Зародившись в недрах человеческого сознания и подчиняясь той или иной цели, действие при благоприятных условиях обязательно достигнет желаемого результата: чайник будет вскипячен, пельмени сварены, экзамен сдан, женщина обольщена, космос покорен, атом расщеплен. Иначе обстоит дело со стремлением «художественно понять и оформить» самого себя, придать себе законченную пластически-живописную форму, поместить зыбкое и текучее внутреннее самоощущение в нечто, напоминающее красиво подсвеченный аквариум с прочными стенками-ограничителями. Бахтин полагает, что «только действие другого человека может быть мною художественно понято и оформлено, изнутри же меня самого действие принципиально не поддается художественному оформлению и завершению».
Разумеется, возможны случаи, когда человек, моделируя свое поведение, держит в уме «пластически-живописные характеристики действия», включающие в себя «эпитеты, метафоры, сравнения и проч.» (проще говоря, прежде чем что-то сделать, он размышляет: «Когда я поднесу сигарету ко рту и приму глубокомысленный вид, буду ли я похож на Штирлица?», «Если я, взяв в руки гитару, начну с неистовой силой бить по струнам и зверски хрипеть, поймут ли окружающие, что перед ними — реинкарнация Высоцкого?», «Достаточно ли в пьяном состоянии обнимать первую попавшуюся березку, надрывно декламируя какие угодно стихи, чтобы проходящие мимо селяне останавливались, всматривались, крестились и восторженно шептали: “Есенин! Живой самородный Есенин! Спаси и сохрани!”?»).
В такие моменты действие человека «отрывается от нудительной серьезности своей цели от действительной нужности, новизны и продуктивности осуществляемого, превращается в игру, вырождается в жест».

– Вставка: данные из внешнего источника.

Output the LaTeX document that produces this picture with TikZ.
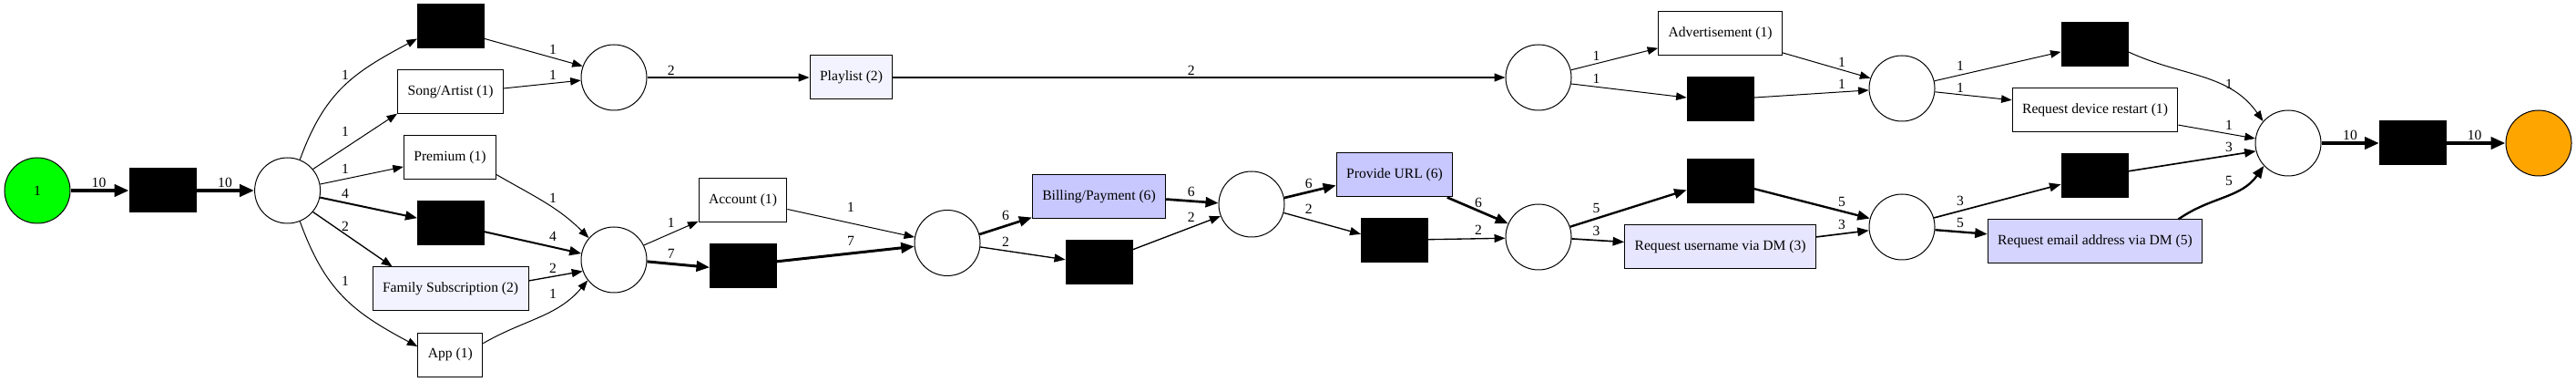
\documentclass[tikz,border=0pt]{standalone}
\usepackage{fontspec}
\setmainfont{Liberation Serif}
\usepackage{tikz}
\usetikzlibrary{arrows.meta}

\definecolor{startgreen}{RGB}{0,255,0}
\definecolor{sinkorange}{RGB}{255,165,0}
\definecolor{freqtwo}{RGB}{243,243,255}
\definecolor{freqthree}{RGB}{230,230,255}
\definecolor{freqfive}{RGB}{212,212,255}
\definecolor{freqsix}{RGB}{200,200,255}

\tikzset{
  place/.style={circle, draw, line width=1pt, minimum size=72pt, inner sep=0pt},
  silent/.style={draw, fill=black, line width=1pt, minimum width=73pt, minimum height=48pt, inner sep=0pt},
  task/.style={draw, line width=1pt, minimum height=48pt, inner xsep=11pt},
  arcw/.style={line width=#1, -{Triangle[length=10pt 1.5,width=7pt 1.5]}},
  lbl/.style={inner sep=0pt}
}

\begin{document}
\begin{tikzpicture}[x=1pt,y=1pt,yscale=-1,xscale=1,font=\fontsize{15.6}{18}\selectfont]
        \useasboundingbox (0,0) rectangle (2828,419);
        % Places
        \node [place, fill=startgreen] (source) at (41,209) {1};
        \node [place] (p1) at (315.6,209) {};
        \node [place] (p2) at (674,85) {};
        \node [place] (p3) at (674,285) {};
        \node [place] (p4) at (1040,266.5) {};
        \node [place] (p5) at (1374,224) {};
        \node [place] (p6) at (1689,85) {};
        \node [place] (p8) at (1689,260) {};
        \node [place] (p7) at (2088,97) {};
        \node [place] (p9) at (2088,249) {};
        \node [place] (p10) at (2512,157) {};
        \node [place, fill=sinkorange] (sink) at (2787,157) {};
        % Silent transitions
        \node [silent] (t0) at (178.6,209) {};
        \node [silent] (tA) at (495,29) {};
        \node [silent] (tB) at (495,245) {};
        \node [silent] (tC) at (816,292) {};
        \node [silent] (tD) at (1206.5,288) {};
        \node [silent] (tE) at (1531,264) {};
        \node [silent] (tF) at (1888.6,109) {};
        \node [silent] (tG) at (1888.6,198.5) {};
        \node [silent] (tH) at (2299.5,49) {};
        \node [silent] (tI) at (2299.5,193) {};
        \node [silent] (tJ) at (2649,157) {};
        % Visible transitions
        \node [task] (song) at (494.6,101) {Song/Artist (1)};
        \node [task] (prem) at (494,173) {Premium (1)};
        \node [task, fill=freqtwo] (fam) at (494.6,317) {Family Subscription (2)};
        \node [task] (app) at (494.4,389) {App (1)};
        \node [task, fill=freqtwo] (play) at (934.5,85) {Playlist (2)};
        \node [task] (acc) at (815.5,220) {Account (1)};
        \node [task, fill=freqsix] (bill) at (1206.5,216) {Billing/Payment (6)};
        \node [task, fill=freqsix] (url) at (1531,192) {Provide URL (6)};
        \node [task] (adv) at (1888.6,37) {Advertisement (1)};
        \node [task, fill=freqthree] (user) at (1888.6,271) {Request username via DM (3)};
        \node [task] (dev) at (2300,121) {Request device restart (1)};
        \node [task, fill=freqfive] (mail) at (2300,265) {Request email address via DM (5)};

        %Straight Lines
        \draw [arcw=4pt] (source) -- (t0) node [lbl] at (108.5,200) {10};
        \draw [arcw=4pt] (t0) -- (p1) node [lbl] at (247,200) {10};
        %Curve Lines
        \draw [arcw=1pt] (p1.68) to [out=-70,in=152,looseness=1.1] (tA.200) node [lbl] at (379,82) {1};
        \draw [arcw=1pt] (p1.-68) to [out=70,in=208,looseness=1.1] (app.166) node [lbl] at (379,308) {1};
        %Straight Lines
        \draw [arcw=1pt] (p1.40) -- (song.202) node [lbl] at (379,144) {1};
        \draw [arcw=1pt] (p1.11) -- (prem.191) node [lbl] at (379,185) {1};
        \draw [arcw=2pt] (p1.-12) -- (tB.171) node [lbl] at (379,212) {4};
        \draw [arcw=1.33pt] (p1.-40) -- (fam.159) node [lbl] at (379,248) {2};
        \draw [arcw=1pt] (tA.-20) -- (p2.160) node [lbl] at (607,54) {1};
        \draw [arcw=1pt] (song.4) -- (p2.185) node [lbl] at (607,82) {1};
        %Curve Lines
        \draw [arcw=1pt] (prem.-20) to [out=30,in=225] (p3.139) node [lbl] at (607,217) {1};
        \draw [arcw=1pt] (app.19) to [out=-30,in=130] (p3.218) node [lbl] at (607,322) {1};
        %Straight Lines
        \draw [arcw=2pt] (tB.-14) -- (p3.169) node [lbl] at (607,259) {4};
        \draw [arcw=1.33pt] (fam.6) -- (p3.200) node [lbl] at (607,294) {2};
        \draw [arcw=1.33pt] (p2) -- (play) node [lbl] at (736.7,77) {2};
        \draw [arcw=1.33pt] (play) -- (p6) node [lbl] at (1307.7,77) {2};
        \draw [arcw=1pt] (p3.26) -- (acc.205) node [lbl] at (736.7,244) {1};
        \draw [arcw=3pt] (p3.-3) -- (tC.182) node [lbl] at (736.7,278) {7};
        \draw [arcw=1pt] (acc.-11) -- (p4.170) node [lbl] at (934,227) {1};
        \draw [arcw=3pt] (tC.8) -- (p4.186) node [lbl] at (934,264) {7};
        \draw [arcw=2.67pt] (p4.15) -- (bill.197) node [lbl] at (1104,236) {6};
        \draw [arcw=1.33pt] (p4.-7) -- (tD.175) node [lbl] at (1104,265) {2};
        \draw [arcw=2.67pt] (bill.-2) -- (p5.178) node [lbl] at (1307.7,210) {6};
        \draw [arcw=1.33pt] (tD.21) -- (p5.201) node [lbl] at (1307.7,238) {2};
        \draw [arcw=2.67pt] (p5.11) -- (url.190) node [lbl] at (1436.7,201) {6};
        \draw [arcw=1.33pt] (p5.-15) -- (tE.169) node [lbl] at (1436.7,229) {2};
        \draw [arcw=2.67pt] (url.-23) -- (p8.156) node [lbl] at (1623,222) {6};
        \draw [arcw=1.33pt] (tE.2) -- (p8.182) node [lbl] at (1623,252) {2};
        \draw [arcw=1pt] (p6.13) -- (adv.193) node [lbl] at (1752.5,61) {1};
        \draw [arcw=1pt] (p6.-11) -- (tF.177) node [lbl] at (1752.5,86) {1};
        \draw [arcw=1pt] (adv.-17) -- (p7.162) node [lbl] at (2022,68) {1};
        \draw [arcw=1pt] (tF.3) -- (p7.183) node [lbl] at (2022,92) {1};
        \draw [arcw=2.33pt] (p8.18) -- (tG.195) node [lbl] at (1752.5,228) {5};
        \draw [arcw=1.67pt] (p8.-3) -- (user.177) node [lbl] at (1752.5,253) {3};
        \draw [arcw=2.33pt] (tG.-13) -- (p9.165) node [lbl] at (2022,221) {5};
        \draw [arcw=1.67pt] (user.6) -- (p9.186) node [lbl] at (2022,246) {3};
        \draw [arcw=1pt] (p7.13) -- (tH.192) node [lbl] at (2152,72) {1};
        \draw [arcw=1pt] (p7.-6) -- (dev.173) node [lbl] at (2152,96) {1};
        \draw [arcw=1.67pt] (p9.16) -- (tI.194) node [lbl] at (2152,220) {3};
        \draw [arcw=2.33pt] (p9.-5) -- (mail.176) node [lbl] at (2152,244) {5};
        %Curve Lines
        \draw [arcw=1pt] (tH.-12) to [out=25,in=235] (p10.139) node [lbl] at (2447,92) {1};
        \draw [arcw=2.33pt] (mail.15) to [out=-35,in=125] (p10.223) node [lbl] at (2447,198) {5};
        %Straight Lines
        \draw [arcw=1pt] (dev.-10) -- (p10.172) node [lbl] at (2447,137) {1};
        \draw [arcw=1.67pt] (tI.8) -- (p10.194) node [lbl] at (2447,161) {3};
        \draw [arcw=4pt] (p10) -- (tJ) node [lbl] at (2580,148) {10};
        \draw [arcw=4pt] (tJ) -- (sink) node [lbl] at (2716.6,148) {10};
\end{tikzpicture}
\end{document}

Бахтин довольно подробно останавливается на вопросе отношения игры к искусству, и его размышления на этот счет стоят того, чтобы их привести.
По его мнению, «принципиальное отсутствие зрителя и автора» — это «именно то, что в корне отличает игру от искусства». Вовлеченность в игру перенастраивает восприятие действительности у всех ее участников. «Игра с точки зрения самих играющих, — пишет Бахтин, — не предполагает находящегося вне игры зрителя, для которого осуществлялось бы целое изображаемого игрою события жизни; вообще игра ничего не изображает, а лишь воображает». Например, «мальчик, играющий атамана разбойников, изнутри переживает свою жизнь разбойника, глазами разбойника смотрит на пробегающего мимо другого мальчика, изображающего путешественника, его кругозор есть кругозор изображаемого им разбойника; то же самое имеет место и для его сотоварищей по игре; отношение каждого из них к тому событию жизни, которое они решили разыграть, нападению разбойников на путешественников, есть только желание принять в нем участие, пережить эту жизнь в качестве одного из участников ее: один хочет быть разбойником, другой — путешественником, третий — полицейским и проч., его отношение к жизни как желание ее пережить самому не есть эстетическое отношение к жизни; в этом смысле игра подобна мечте о себе и нехудожественному чтению романа, когда мы вживаемся в главное действующее лицо, чтобы пережить в категории я его бытие и интересную жизнь, то есть попросту мечтаем под руководством автора, но отнюдь не художественному событию».
В качестве комментария позволим себе заметить, что отсылка к игре в разбойников, напавших на путешественника, но, судя по всему, то ли пойманных полицейским, то ли преследуемых им, выглядит чрезвычайно красочно и, может быть, даже содержит указание на то, как в детстве маленький Миша Бахтин проводил свой досуг в перерывах между чтением Гегеля и Ницше. Однако жесткое противопоставление изображаемого и воображаемого применительно к этой, да и к любой другой игре, на наш взгляд, не срабатывает. Элемент изображения всегда присутствует в игре, независимо от того, какими атрибутами она обладает и каким правилам подчиняется.